Das Problem sei, so Basu, dass es eigentlich keine gerichtsfesten Beweise gibt, um einen europäischen Haftbefehl auszustellen: "Wir haben bislang keinen Fall für eine Anklage." Ob Basu damit nur die Drahtzieher meint oder auch die der Tat Verdächtigen, ist nicht so ganz klar. Für die angeblichen GRU-Agenten Alexander Petrov und Ruslan Boshirov, die sich selbst als Geschäftsleute auf touristischen Besuch von Salisbury ausgegeben haben, wurden im September 2018 europäische Haftbefehle und eine Red Notice bei Interpol ausgegeben, die Staatsanwaltschaft hat aber kein Auslieferungsgesuch an Russland gestellt, da es darüber keine Vereinbarungen gibt.
Die Staatsanwaltschaft geht trotz der Behauptungen von Bellingcat, die die Täter mit richtigen Namen identifiziert haben wollen, nur davon aus, dass die Namen Pseudonyme sind.
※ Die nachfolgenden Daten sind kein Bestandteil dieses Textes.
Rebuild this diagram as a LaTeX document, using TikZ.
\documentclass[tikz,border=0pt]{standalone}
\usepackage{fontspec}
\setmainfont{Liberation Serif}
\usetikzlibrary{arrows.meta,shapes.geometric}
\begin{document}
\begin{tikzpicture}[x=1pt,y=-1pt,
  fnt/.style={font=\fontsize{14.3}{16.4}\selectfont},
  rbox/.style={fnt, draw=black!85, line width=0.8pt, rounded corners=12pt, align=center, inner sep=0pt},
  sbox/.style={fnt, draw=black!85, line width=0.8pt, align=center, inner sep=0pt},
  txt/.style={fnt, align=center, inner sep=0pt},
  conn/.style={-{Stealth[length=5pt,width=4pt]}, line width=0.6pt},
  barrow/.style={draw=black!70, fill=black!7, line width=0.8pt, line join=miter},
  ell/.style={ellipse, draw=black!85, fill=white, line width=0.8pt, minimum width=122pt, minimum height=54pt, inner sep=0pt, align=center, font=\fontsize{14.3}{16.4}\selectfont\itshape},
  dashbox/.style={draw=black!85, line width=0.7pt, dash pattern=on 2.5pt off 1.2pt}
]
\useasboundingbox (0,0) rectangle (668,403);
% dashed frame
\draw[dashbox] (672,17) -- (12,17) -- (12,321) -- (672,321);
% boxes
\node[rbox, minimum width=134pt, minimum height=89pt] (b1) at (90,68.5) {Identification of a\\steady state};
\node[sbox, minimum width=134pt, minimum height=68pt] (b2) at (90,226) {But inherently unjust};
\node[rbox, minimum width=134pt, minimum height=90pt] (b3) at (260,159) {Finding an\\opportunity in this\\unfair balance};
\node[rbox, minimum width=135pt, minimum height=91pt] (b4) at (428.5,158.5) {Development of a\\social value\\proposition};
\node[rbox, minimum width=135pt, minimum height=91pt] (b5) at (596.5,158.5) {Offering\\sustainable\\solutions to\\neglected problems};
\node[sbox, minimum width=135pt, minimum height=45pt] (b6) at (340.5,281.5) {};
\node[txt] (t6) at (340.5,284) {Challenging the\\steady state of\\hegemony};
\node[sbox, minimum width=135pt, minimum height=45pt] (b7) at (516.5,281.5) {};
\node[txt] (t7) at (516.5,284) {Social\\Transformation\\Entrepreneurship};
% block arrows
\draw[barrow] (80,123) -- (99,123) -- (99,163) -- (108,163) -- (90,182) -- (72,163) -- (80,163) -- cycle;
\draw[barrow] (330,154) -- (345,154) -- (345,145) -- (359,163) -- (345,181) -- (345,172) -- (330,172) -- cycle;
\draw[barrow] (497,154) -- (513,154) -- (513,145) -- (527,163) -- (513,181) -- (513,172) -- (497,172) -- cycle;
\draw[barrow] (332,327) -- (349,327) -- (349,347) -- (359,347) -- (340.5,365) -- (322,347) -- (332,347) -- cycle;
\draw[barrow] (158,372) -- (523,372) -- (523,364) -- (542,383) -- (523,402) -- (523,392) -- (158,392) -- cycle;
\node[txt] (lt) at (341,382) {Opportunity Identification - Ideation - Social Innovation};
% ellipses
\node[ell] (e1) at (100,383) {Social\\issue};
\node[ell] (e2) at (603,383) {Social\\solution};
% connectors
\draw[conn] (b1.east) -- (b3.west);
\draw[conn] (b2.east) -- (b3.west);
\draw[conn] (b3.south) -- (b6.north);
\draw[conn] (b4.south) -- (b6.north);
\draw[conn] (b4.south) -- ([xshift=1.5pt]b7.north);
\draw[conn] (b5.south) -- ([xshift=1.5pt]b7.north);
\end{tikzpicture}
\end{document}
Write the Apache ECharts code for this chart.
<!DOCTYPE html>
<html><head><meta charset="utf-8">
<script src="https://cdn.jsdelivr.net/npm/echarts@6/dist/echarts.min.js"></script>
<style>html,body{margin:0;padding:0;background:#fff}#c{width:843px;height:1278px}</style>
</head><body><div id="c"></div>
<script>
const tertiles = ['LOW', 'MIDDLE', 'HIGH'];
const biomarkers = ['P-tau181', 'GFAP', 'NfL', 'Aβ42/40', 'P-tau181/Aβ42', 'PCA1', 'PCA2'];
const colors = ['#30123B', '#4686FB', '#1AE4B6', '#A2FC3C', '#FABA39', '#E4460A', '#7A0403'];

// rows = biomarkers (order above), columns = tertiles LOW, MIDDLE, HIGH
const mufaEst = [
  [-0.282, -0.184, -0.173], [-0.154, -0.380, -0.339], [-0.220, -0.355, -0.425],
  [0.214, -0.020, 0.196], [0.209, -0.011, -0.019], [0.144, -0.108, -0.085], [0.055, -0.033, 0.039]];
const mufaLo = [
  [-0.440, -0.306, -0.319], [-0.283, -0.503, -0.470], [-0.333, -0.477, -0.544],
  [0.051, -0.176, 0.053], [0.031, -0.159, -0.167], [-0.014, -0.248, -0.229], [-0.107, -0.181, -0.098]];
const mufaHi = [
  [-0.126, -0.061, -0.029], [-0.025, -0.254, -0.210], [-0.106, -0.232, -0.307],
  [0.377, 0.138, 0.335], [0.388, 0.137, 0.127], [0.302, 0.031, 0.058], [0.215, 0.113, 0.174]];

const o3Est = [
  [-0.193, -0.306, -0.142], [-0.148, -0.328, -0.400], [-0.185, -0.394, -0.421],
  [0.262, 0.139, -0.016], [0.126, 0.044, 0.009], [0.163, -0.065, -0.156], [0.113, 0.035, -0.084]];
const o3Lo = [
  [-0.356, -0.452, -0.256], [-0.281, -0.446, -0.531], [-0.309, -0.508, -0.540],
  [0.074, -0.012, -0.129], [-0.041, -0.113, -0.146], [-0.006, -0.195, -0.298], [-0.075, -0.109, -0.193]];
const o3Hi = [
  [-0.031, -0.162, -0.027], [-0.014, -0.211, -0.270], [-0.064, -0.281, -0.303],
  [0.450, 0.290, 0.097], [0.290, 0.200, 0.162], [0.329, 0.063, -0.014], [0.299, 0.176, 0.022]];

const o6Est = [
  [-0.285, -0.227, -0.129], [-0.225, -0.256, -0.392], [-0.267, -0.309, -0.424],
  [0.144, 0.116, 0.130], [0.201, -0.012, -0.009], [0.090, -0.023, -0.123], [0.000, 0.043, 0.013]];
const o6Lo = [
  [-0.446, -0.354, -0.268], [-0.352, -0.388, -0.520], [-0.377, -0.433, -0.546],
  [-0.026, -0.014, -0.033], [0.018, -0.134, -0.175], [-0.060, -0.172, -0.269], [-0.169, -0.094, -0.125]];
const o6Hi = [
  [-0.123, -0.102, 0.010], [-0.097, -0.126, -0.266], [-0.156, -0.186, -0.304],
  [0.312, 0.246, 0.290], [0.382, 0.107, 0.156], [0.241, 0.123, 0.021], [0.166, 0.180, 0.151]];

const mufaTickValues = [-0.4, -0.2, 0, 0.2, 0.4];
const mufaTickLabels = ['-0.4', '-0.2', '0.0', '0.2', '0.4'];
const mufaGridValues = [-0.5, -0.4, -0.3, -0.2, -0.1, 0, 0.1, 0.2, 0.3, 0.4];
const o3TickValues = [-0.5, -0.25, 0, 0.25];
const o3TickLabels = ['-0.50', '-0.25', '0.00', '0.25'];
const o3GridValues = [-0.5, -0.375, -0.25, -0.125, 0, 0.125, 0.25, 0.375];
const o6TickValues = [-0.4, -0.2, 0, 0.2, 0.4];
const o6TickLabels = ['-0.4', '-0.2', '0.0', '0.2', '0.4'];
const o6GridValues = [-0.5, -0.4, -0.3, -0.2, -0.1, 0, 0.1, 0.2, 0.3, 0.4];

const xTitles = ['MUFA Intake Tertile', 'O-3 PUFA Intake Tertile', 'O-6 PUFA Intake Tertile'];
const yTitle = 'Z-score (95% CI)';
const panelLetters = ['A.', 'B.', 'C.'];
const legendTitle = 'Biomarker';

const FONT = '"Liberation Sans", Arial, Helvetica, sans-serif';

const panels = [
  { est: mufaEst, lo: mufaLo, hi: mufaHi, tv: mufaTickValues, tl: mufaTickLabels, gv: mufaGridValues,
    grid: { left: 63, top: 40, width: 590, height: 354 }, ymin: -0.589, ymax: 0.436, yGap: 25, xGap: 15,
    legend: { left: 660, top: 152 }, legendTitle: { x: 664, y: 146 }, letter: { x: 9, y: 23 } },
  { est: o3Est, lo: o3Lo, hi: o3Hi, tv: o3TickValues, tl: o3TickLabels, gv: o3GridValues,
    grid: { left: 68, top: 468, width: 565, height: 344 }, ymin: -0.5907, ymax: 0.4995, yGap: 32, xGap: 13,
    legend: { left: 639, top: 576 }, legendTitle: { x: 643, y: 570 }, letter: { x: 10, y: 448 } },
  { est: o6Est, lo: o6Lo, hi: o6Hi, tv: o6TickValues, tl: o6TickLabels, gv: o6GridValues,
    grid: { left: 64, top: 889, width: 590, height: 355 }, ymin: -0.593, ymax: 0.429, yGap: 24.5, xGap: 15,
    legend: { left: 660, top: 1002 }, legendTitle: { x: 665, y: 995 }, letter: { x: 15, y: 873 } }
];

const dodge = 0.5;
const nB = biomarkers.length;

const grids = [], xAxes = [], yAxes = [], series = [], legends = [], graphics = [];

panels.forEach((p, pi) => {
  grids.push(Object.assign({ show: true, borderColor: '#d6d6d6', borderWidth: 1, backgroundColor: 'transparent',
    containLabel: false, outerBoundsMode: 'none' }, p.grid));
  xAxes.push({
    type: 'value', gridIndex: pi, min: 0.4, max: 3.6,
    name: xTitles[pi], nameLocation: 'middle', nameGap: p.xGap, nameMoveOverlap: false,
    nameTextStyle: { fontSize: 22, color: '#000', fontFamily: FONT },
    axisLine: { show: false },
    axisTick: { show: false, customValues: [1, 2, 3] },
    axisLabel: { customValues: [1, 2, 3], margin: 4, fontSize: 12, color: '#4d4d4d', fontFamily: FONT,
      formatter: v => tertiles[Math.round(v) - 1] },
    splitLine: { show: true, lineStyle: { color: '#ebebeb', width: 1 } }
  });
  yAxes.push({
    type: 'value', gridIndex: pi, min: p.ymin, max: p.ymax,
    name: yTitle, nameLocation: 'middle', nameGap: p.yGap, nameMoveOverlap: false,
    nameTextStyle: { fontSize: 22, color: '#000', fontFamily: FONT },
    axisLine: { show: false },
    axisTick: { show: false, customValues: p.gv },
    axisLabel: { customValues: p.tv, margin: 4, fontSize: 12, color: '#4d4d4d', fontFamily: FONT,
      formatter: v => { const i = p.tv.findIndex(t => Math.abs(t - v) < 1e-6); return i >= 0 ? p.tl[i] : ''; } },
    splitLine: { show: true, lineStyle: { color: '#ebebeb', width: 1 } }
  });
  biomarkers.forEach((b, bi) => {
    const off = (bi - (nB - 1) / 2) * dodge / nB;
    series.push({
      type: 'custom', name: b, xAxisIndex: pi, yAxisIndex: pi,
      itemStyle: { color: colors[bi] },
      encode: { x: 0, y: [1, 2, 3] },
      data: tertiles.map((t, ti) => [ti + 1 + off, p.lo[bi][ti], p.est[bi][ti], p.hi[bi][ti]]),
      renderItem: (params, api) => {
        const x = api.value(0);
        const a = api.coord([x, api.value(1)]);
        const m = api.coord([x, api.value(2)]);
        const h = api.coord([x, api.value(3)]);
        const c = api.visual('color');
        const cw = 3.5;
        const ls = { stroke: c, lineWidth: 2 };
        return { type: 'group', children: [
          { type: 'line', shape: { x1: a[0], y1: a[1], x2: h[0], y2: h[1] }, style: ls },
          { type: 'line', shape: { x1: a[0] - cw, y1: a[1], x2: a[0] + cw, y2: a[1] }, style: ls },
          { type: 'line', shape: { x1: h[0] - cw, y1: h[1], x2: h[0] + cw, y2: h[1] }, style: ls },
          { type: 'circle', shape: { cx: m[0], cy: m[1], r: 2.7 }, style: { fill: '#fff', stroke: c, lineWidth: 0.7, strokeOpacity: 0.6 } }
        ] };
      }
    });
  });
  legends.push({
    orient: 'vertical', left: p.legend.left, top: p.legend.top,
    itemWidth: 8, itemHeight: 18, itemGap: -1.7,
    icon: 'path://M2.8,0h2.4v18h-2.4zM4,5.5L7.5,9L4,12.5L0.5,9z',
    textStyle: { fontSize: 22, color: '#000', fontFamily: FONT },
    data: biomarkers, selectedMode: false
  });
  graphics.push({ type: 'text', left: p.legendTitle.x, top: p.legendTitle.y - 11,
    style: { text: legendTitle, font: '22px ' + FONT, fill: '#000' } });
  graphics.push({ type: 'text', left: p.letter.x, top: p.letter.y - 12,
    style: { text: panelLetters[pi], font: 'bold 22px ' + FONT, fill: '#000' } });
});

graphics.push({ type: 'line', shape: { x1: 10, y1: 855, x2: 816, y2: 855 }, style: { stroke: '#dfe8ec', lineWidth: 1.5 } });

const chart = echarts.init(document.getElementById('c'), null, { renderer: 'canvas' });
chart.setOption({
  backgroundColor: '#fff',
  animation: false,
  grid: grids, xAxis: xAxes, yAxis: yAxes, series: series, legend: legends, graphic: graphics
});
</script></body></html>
Den dritten Verdächtigen hat die Staatsanwaltschaft nicht beschuldigt (BBC und Bellingcat wollen dritten Mann im Skripal-Fall ausgemacht haben).
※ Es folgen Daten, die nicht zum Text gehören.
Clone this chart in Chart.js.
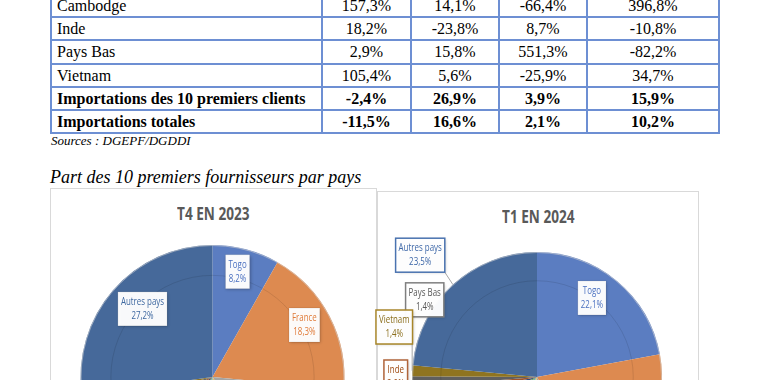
<!DOCTYPE html>
<html>
<head>
<meta charset="utf-8">
<script src="https://cdn.jsdelivr.net/npm/chart.js@4.4.1/dist/chart.umd.min.js"></script>
<style>
  html,body{margin:0;padding:0;}
  body{width:758px;height:380px;overflow:hidden;position:relative;background:#fff;}
  #tbl{position:absolute;left:50px;top:-7px;border-collapse:collapse;table-layout:fixed;
       font-family:"Liberation Serif","Times New Roman",serif;font-size:16px;color:#000;}
  #tbl td{border:2px solid #6d8fd3;padding:0;height:21.2px;line-height:19px;text-align:center;white-space:nowrap;overflow:hidden;}
  #tbl td:first-child{text-align:left;padding-left:5px;}
  #tbl tr.b td{font-weight:bold;}
  #src{position:absolute;left:51px;top:133px;font-family:"Liberation Serif",serif;font-style:italic;font-size:13px;}
  #cap{position:absolute;left:50px;top:167px;font-family:"Liberation Serif",serif;font-style:italic;font-size:18px;}
  .frame{position:absolute;border:1px solid #d9d9d9;background:#fff;}
  .ttl{position:absolute;left:0;right:0;text-align:center;}
  .ttl span{display:inline-block;transform:scaleX(0.8);font-family:"Open Sans",sans-serif;
       font-weight:bold;font-size:17px;color:#595959;}
  canvas{position:absolute;}
</style>
</head>
<body>
<table id="tbl"></table>
<div id="src">Sources : DGEPF/DGDDI</div>
<div id="cap">Part des 10 premiers fournisseurs par pays</div>

<div class="frame" style="left:50px;top:188px;width:325px;height:220px;"><div class="ttl" style="top:13px;"><span>T4 EN 2023</span></div></div>
<div class="frame" style="left:377px;top:191px;width:320px;height:220px;"><div class="ttl" style="top:13px;"><span>T1 EN 2024</span></div></div>
<canvas id="c1" width="325" height="380" style="left:50px;top:188px;"></canvas>
<canvas id="c2" width="330" height="372" style="left:367px;top:191px;"></canvas>

<script>
// ---------- Table data ----------
const rowLabels = ['Cambodge','Inde','Pays Bas','Vietnam','Importations des 10 premiers clients','Importations totales'];
const colA = ['157,3%','18,2%','2,9%','105,4%','-2,4%','-11,5%'];
const colB = ['14,1%','-23,8%','15,8%','5,6%','26,9%','16,6%'];
const colC = ['-66,4%','8,7%','551,3%','-25,9%','3,9%','2,1%'];
const colD = ['396,8%','-10,8%','-82,2%','34,7%','15,9%','10,2%'];
const boldRows = [4,5];

// ---------- Pie data ----------
const categories = ['Togo','France','Chine','Ghana',"Côte d'Ivoire",'Nigeria','Émirats Arabes Unis','Inde','Pays Bas','Vietnam','Autres pays'];
const shareT4_2023 = [8.2,18.3,14.5,8.1,6.2,5.4,4.9,3.1,2.3,1.8,27.2];
const shareT1_2024 = [22.1,20.4,9.8,7.2,5.1,4.0,3.1,2.0,1.4,1.4,23.5];

const sliceColors = ['#5b7dc1','#dd8a50','#a5a5a3','#f2c04c','#6a9fd3','#78ab52','#2f4b7a','#a0542a','#5f5f5f','#8f7420','#46699a'];

// build table
const colWidths = [271,89,88,88,132];
const tbl = document.getElementById('tbl');
const cg = document.createElement('colgroup');
colWidths.forEach(w=>{const c=document.createElement('col');c.style.width=w+'px';cg.appendChild(c);});
tbl.appendChild(cg);
rowLabels.forEach((lab,i)=>{
  const tr=document.createElement('tr');
  if(boldRows.includes(i)) tr.className='b';
  [lab,colA[i],colB[i],colC[i],colD[i]].forEach(t=>{const td=document.createElement('td');td.textContent=t;tr.appendChild(td);});
  tbl.appendChild(tr);
});

const fmt = v => v.toFixed(1).replace('.',',') + '%';

const boxLabels = {
  id:'boxLabels',
  afterDatasetsDraw(chart, args, opts){
    const meta = chart.getDatasetMeta(0);
    const a0 = meta.data[0];
    const cx=a0.x, cy=a0.y, R=a0.outerRadius;
    const ctx=chart.ctx;
    ctx.save();
    ctx.beginPath();ctx.arc(cx,cy,R*0.77,0,Math.PI*2);
    ctx.strokeStyle='rgba(0,0,0,0.10)';ctx.lineWidth=1;ctx.stroke();
    ctx.beginPath();ctx.arc(cx,cy,R-0.5,0,Math.PI*2);
    ctx.strokeStyle='rgba(210,210,210,0.6)';ctx.lineWidth=1;ctx.stroke();
    ctx.restore();
    const ds = chart.data.datasets[0];
    const sx = opts.scaleX;
    opts.items.forEach(it=>{
      const arc = meta.data[it.i];
      const th = it.a*Math.PI/180;
      const x = cx + Math.sin(th)*R*it.d, y = cy - Math.cos(th)*R*it.d;
      ctx.save();
      ctx.font = opts.font;
      const l1 = chart.data.labels[it.i], l2 = fmt(ds.data[it.i]);
      const padX=3, padY=3, lh=opts.lineH;
      const w = Math.max(ctx.measureText(l1).width, ctx.measureText(l2).width)*sx + 2*padX;
      const h = 2*lh + 2*padY;
      const rx = x-w/2, ry = y-h/2;
      if(it.leader){
        const mid=(arc.startAngle+arc.endAngle)/2;
        const ax=cx+Math.cos(mid)*R, ay=cy+Math.sin(mid)*R;
        const px=Math.min(Math.max(ax,rx),rx+w), py=Math.min(Math.max(ay,ry),ry+h);
        ctx.beginPath();ctx.moveTo(px,py);ctx.lineTo(ax,ay);
        ctx.strokeStyle='#a6a6a6';ctx.lineWidth=1;ctx.stroke();
      }
      ctx.shadowColor='rgba(0,0,0,0.25)';ctx.shadowBlur=3;ctx.shadowOffsetX=1;ctx.shadowOffsetY=1;
      ctx.fillStyle='rgba(255,255,255,0.97)';
      ctx.fillRect(rx,ry,w,h);
      ctx.shadowColor='transparent';
      ctx.strokeStyle=it.border||'rgba(0,0,0,0.08)';ctx.lineWidth=it.border?1.5:1;
      ctx.strokeRect(rx,ry,w,h);
      ctx.fillStyle=it.color;ctx.textAlign='center';ctx.textBaseline='middle';
      [[l1,ry+padY+lh/2],[l2,ry+padY+lh*1.5]].forEach(([t,ty])=>{
        ctx.save();ctx.translate(x,ty);ctx.scale(sx,1);ctx.fillText(t,0,0);ctx.restore();
      });
      ctx.restore();
    });
  }
};

const labelFont = '11px "Open Sans", sans-serif';

function makePie(id, data, radius, pad, items){
  return new Chart(document.getElementById(id),{
    type:'pie',
    data:{labels:categories,datasets:[{data:data,backgroundColor:sliceColors,borderWidth:0,radius:radius}]},
    options:{
      responsive:false,animation:false,
      layout:{padding:pad},
      plugins:{legend:{display:false},tooltip:{enabled:false},
        boxLabels:{font:labelFont,scaleX:0.72,lineH:14,items:items}}
    },
    plugins:[boxLabels]
  });
}

makePie('c1', shareT4_2023, 132, {left:31,right:31,top:57,bottom:59},[
  {i:0,a:13.4,d:0.82,color:'#4a70c0'},
  {i:1,a:60.5,d:0.80,color:'#e07b39'},
  {i:10,a:314.2,d:0.74,color:'#3e68a0'}
]);
makePie('c2', shareT1_2024, 125, {left:45,right:35,top:61,bottom:61},[
  {i:0,a:34.8,d:0.77,color:'#4a70c0'},
  {i:10,a:316.2,d:1.35,color:'#3e68a8',border:'#4a73b0',leader:true},
  {i:8,a:304.5,d:1.09,color:'#595959',border:'#7f7f7f'},
  {i:9,a:289.3,d:1.21,color:'#8a6d1a',border:'#a8862a',leader:true},
  {i:7,a:270,d:1.13,color:'#9e480e',border:'#b0643a',leader:true}
]);
</script>
</body>
</html>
"Wir sind Polizeioffiziere", sagte Basu, " daher müssen wir Beweise suchen. Es gab eine riesige Menge an Spekulationen, wer verantwortlich ist, wer die Befehle gab, alles auf dem Expertenwissen von Menschen über Russland. Ich brauche Beweise." Damit scheint sich Basu von der politischen Interessenlange zu entfernen. Der Guardian will aus seinen Äußerungen hingegen das westliche Narrativ verstärken: "Met police examine Vladimir Putin's role in Salisbury attack. Russian president is assessed as ‘likely’ to have approved of nerve agent attack on Skripals."
Konform geht er auch sonst nicht mit der konservativen Regierung und deren neoliberaler Ideologie. Er sagte, 80 Prozent der Terroristen, die das Land bedrohen, in Großbritannien geboren oder sind dort aufgewachsen. Sie könnten aufgrund des Mangels an sozialer Mobilität und Inklusion als Terroristen gewonnen werden. Polizeiarbeit würde nur die Symptome des Extremismus, aber nicht die Ursachen behandeln. Ein besserer Zugang zur Bildung und zum Gesundheitssystem und eine Verbesserung der Gleichstellung im Justizsystem würde den Terrorismus eher beenden als die Polizei und der staatliche Sicherheitsapparat zusammen.